Tony’s ending was, dare I say, perfect. He entire character arc deals with his guilt for his company’s role in manufacturing weapons, and the Iron Man trilogy deals with this on a solo scale before carrying it into Avengers. Tony genuinely thinks he is responsible for and able to save the world, and we see him struggling with it. This complex caused the creation of Ultron, Stark’s greatest failure, and allowed Wanda to show him that vision we talked about earlier. But even through all this, Tony is an egoist. It’s about him saving the world – no one else. Captain America calls him out on that earlier in the Avengers series, saying that he would never sacrifice for the greater good.
And in Tony’s ending, we see a man who worked through his inner demons and committed to being a hero. When given the chance to sacrifice himself, he didn’t make a big speech. Instead, he ended things the same way he started them: “I am Iron Man.”
Thor’s ending felt good, too. He’s a god – he’s not going anywhere. By joining the Guardians of the Galaxy, his story can continue whether it’s purely as a cameo in Guardians of the Galaxy Vol. 3 or, better yet, as a primary cast member. I’m already pre-ordering my tickets for that version of the movie. His conversations with his mother and with Valkyrie essentially unleashed him from the burdensome crown he’d been given and let him just be himself. That let him give Mjolnir to Cap willingly – more on that in a couple paragraphs – and embrace who he wants to be fully.
On the flip side, I was less thrilled with the endings handed to Black Widow and Cap. Black Widow was framed during the first part of Endgame as the person who was holding things together. We knew Cap and Iron Man would be stepping down in some way or another, leaving a leadership void. Black Widow stepped into that spot even before they were gone and it seemed to suit her.

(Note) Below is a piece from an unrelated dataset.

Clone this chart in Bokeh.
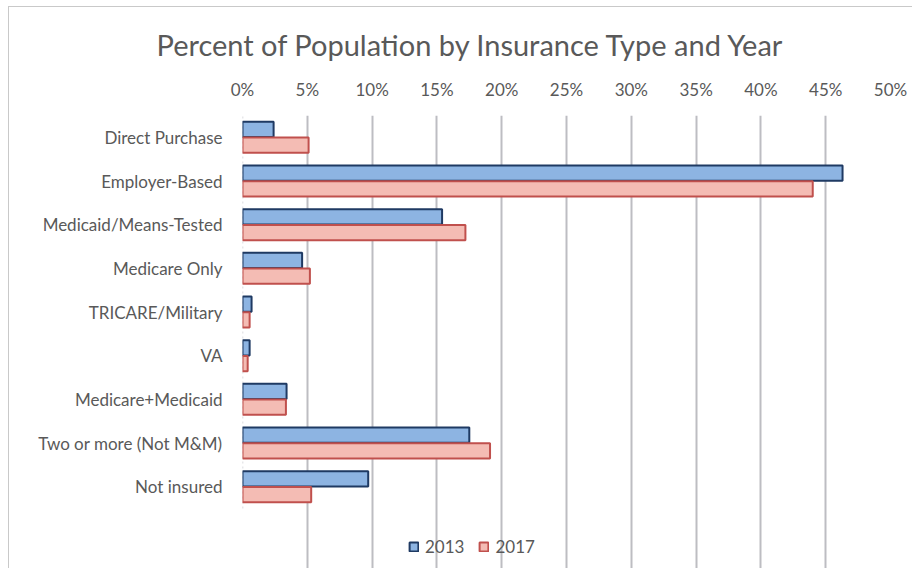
from bokeh.plotting import figure
from bokeh.models import ColumnDataSource, Legend, LegendItem, FixedTicker, NumeralTickFormatter, Title
from bokeh.embed import file_html
from bokeh.resources import INLINE

categories = ["Direct Purchase", "Employer-Based", "Medicaid/Means-Tested", "Medicare Only",
              "TRICARE/Military", "VA", "Medicare+Medicaid", "Two or more (Not M&M)", "Not insured"]
pct_2013 = [2.4, 46.3, 15.4, 4.6, 0.7, 0.55, 3.4, 17.5, 9.7]
pct_2017 = [5.1, 44.0, 17.2, 5.2, 0.55, 0.4, 3.35, 19.1, 5.3]
x_ticks = [0, 5, 10, 15, 20, 25, 30, 35, 40, 45, 50]

n = len(categories)
pos = [n - 1 - i for i in range(n)]  # first category at top
src = ColumnDataSource(dict(
    cat=categories,
    y13=[p_ + 0.18 for p_ in pos],
    y17=[p_ - 0.18 for p_ in pos],
    v13=[v / 100 for v in pct_2013],
    v17=[v / 100 for v in pct_2017],
))

FONT = "Lato"
TXT = "#595959"

p = figure(frame_width=648, frame_height=453, output_backend="svg", toolbar_location=None,
           y_range=(-1.874, n - 0.5), x_range=(0, 0.5), x_axis_location="above",
           min_border_left=233, min_border_right=22, min_border_top=108, min_border_bottom=0,
           outline_line_color=None, border_fill_color="white")

p.xgrid.grid_line_color = "#BDBDC2"
p.xgrid.grid_line_width = 2
p.xgrid.ticker = FixedTicker(ticks=[t / 100 for t in x_ticks[1:]])
p.xgrid.bounds = (-0.5, n - 0.5)
p.ygrid.grid_line_color = None

p.segment(x0=[0], x1=[0], y0=[-0.5], y1=[n - 0.5], line_color="#CFCFD4", line_width=1.5,
          line_dash="2 3")

r1 = p.hbar(y="y13", right="v13", left=0, height=0.35, source=src,
            fill_color="#8DB4E2", line_color="#1F3A63", line_width=2)
r2 = p.hbar(y="y17", right="v17", left=0, height=0.35, source=src,
            fill_color="#F4BCB4", line_color="#C0504D", line_width=2)

p.title = Title(text="Percent of Population by Insurance Type and Year", align="left", offset=-86,
                text_font=FONT, text_font_size="29px", text_font_style="normal", text_color=TXT,
                standoff=27)

xa = p.xaxis[0]
xa.ticker = FixedTicker(ticks=[t / 100 for t in x_ticks])
xa.formatter = NumeralTickFormatter(format="0%")
xa.major_label_text_font = FONT
xa.major_label_text_font_size = "17px"
xa.major_label_text_color = TXT
xa.axis_line_color = None
xa.major_tick_line_color = None
xa.minor_tick_line_color = None
xa.major_tick_out = 0
xa.major_label_standoff = 16

ya = p.yaxis[0]
ya.ticker = FixedTicker(ticks=pos)
ya.major_label_overrides = {p_: c for p_, c in zip(pos, categories)}
ya.major_label_text_font = FONT
ya.major_label_text_font_size = "17px"
ya.major_label_text_color = TXT
ya.axis_line_color = None
ya.major_tick_line_color = None
ya.minor_tick_line_color = None
ya.major_tick_out = 0
ya.major_label_standoff = 20

legend = Legend(items=[LegendItem(label="2013", renderers=[r1]), LegendItem(label="2017", renderers=[r2])],
                orientation="horizontal", location=(166, 11), border_line_color=None,
                background_fill_alpha=0,
                label_text_font=FONT, label_text_font_size="17px", label_text_color=TXT,
                glyph_width=11, glyph_height=11, spacing=14, label_standoff=6,
                margin=0, padding=0)
p.add_layout(legend)

p.styles = {"border-top": "1px solid #C9C9C9", "border-left": "1px solid #C9C9C9",
            "margin-left": "8px", "margin-top": "6px"}

open("out.html", "w").write(file_html(p, INLINE))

And then, at the cliffs of Vormir, that was taken away from her because they put her against her best friend – a family man. Of course she was going to sacrifice herself to let her best friend be with his family. But it was disappointing to see the Soul Stone capture another of Marvel’s badass women and to put the Black Widow movie firmly in “prequel” space. It didn’t feel like the right move for the character. And this has nothing to do with how much I dislike Jeremy Renner and wanted to see him jump off a cliff, I promise.
Captain America’s ending is superficially a happy one. First, he proved his ultimate worth by not just hefting Mjolnir, but taming it and using it just as Thor would’ve. After defeating Thanos and helping bring the world back, Cap is sent back in time to put the Infinity Stones back where they were taken from, and that’s where things start to fall apart. For one, we know that the Red Skull was bound to the Soul Stone’s place in eternity. I want to see that scene – of Cap coming face to face with his original arch-nemesis. But then after that, he does what many predicted by heading back in time to live out his life with his true love, Peggy Carter.
There are roundabout ways to justify how this would’ve worked without making Steve Rogers look like a jerk, but they involve a lot of handwaving. Instead, we see a Steve that seems to have bailed on a job he was deeply committed to while breaking some of the rules for time travel the movie set in place. Also, he made out with his niece in some previous movies, and that’s weird. I wish the movie would’ve spent even just 30 seconds more to make that ending work in the confines of the movie so that we wouldn’t have to go to /r/fantheories to make sense of it. But at over 3 hours, I can see how they were eager to cut out anything that wasn’t absolutely crucial, too.
I also wish Captain Marvel’s role had been bigger. It was crucial to be sure, and her true power was put on display as she took down Thanos’ capital ship and laughed at him as he punched her forcefield to absolutely zero effect, but her role was still too small for how much it was hyped up.
Even with these nitpicks, I still enjoyed Endgame. It closes up the Avengers movies appropriately and gives our favorite characters appropriate endings and the new blood a bright – but very complicated – future to contend with. In other words, a perfect setting for the next phase of Marvel.